UN-accredited NGOs – some with direct ties to the Srivastava Group – were used by minority groups to promote Indian interests and criticise Pakistan at sessions of the UN Human Rights Council, claims the report. Some of these organisations were defunct and/or had little to do with the issues raised on behalf of minority Pakistani groups like Balochis and Sindhis. NGOs named include The International Permanent Committee on Canned Foods, The World Environment and Resources Council, The International Club for Peace Research and the Center for Environmental and Management Studies. Some of the minority rights groups also had links to India.
“Several of them like the European Organization for Pakistani Minorities (EOPM), Baluchistan House and the South Asia Democratic Forum (SADF) were directly but opaquely created by the Srivastava group,” says the report.

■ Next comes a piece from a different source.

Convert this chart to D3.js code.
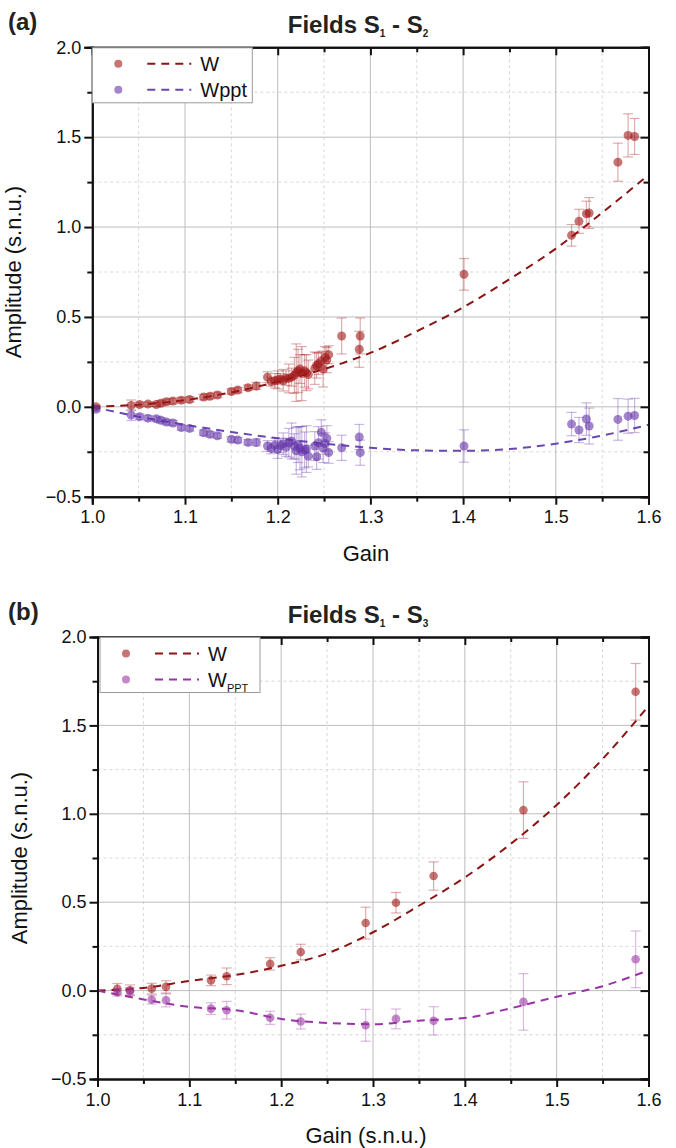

The interventions made in such a manner at the UN Human Rights Council were then covered by fake media outlets and news agencies like the Times of Geneva and 4 News Agency. Information from these dubious Geneva-based media outlets were then carried by the press agency ANI (Asian News International), a source for many Indian news outlets and known to be on good terms with the Indian government. In this manner, propaganda ultimately filtered down to reputable Indian media publications like Business Standard and Outlook.
Other questionable practices by the Srivastava Group include hiring Geneva-based students as interns to serve as the public face of these propaganda campaigns. According to EU DisinfoLab, this was done to make attribution to India more difficult.
Similar activities were carried out in Brussels with a view to influencing members of the European Parliament (MEPs).
“Some of these MEPs and other politicians would then attend United Nations side-events, press conferences and demonstrations in Geneva with minority-rights NGOs set up by the same actors, such as the European Organization for Pakistani Minorities,” says the report.
The Indian embassy in Bern did not respond to swissinfo.ch’s queries on the subject.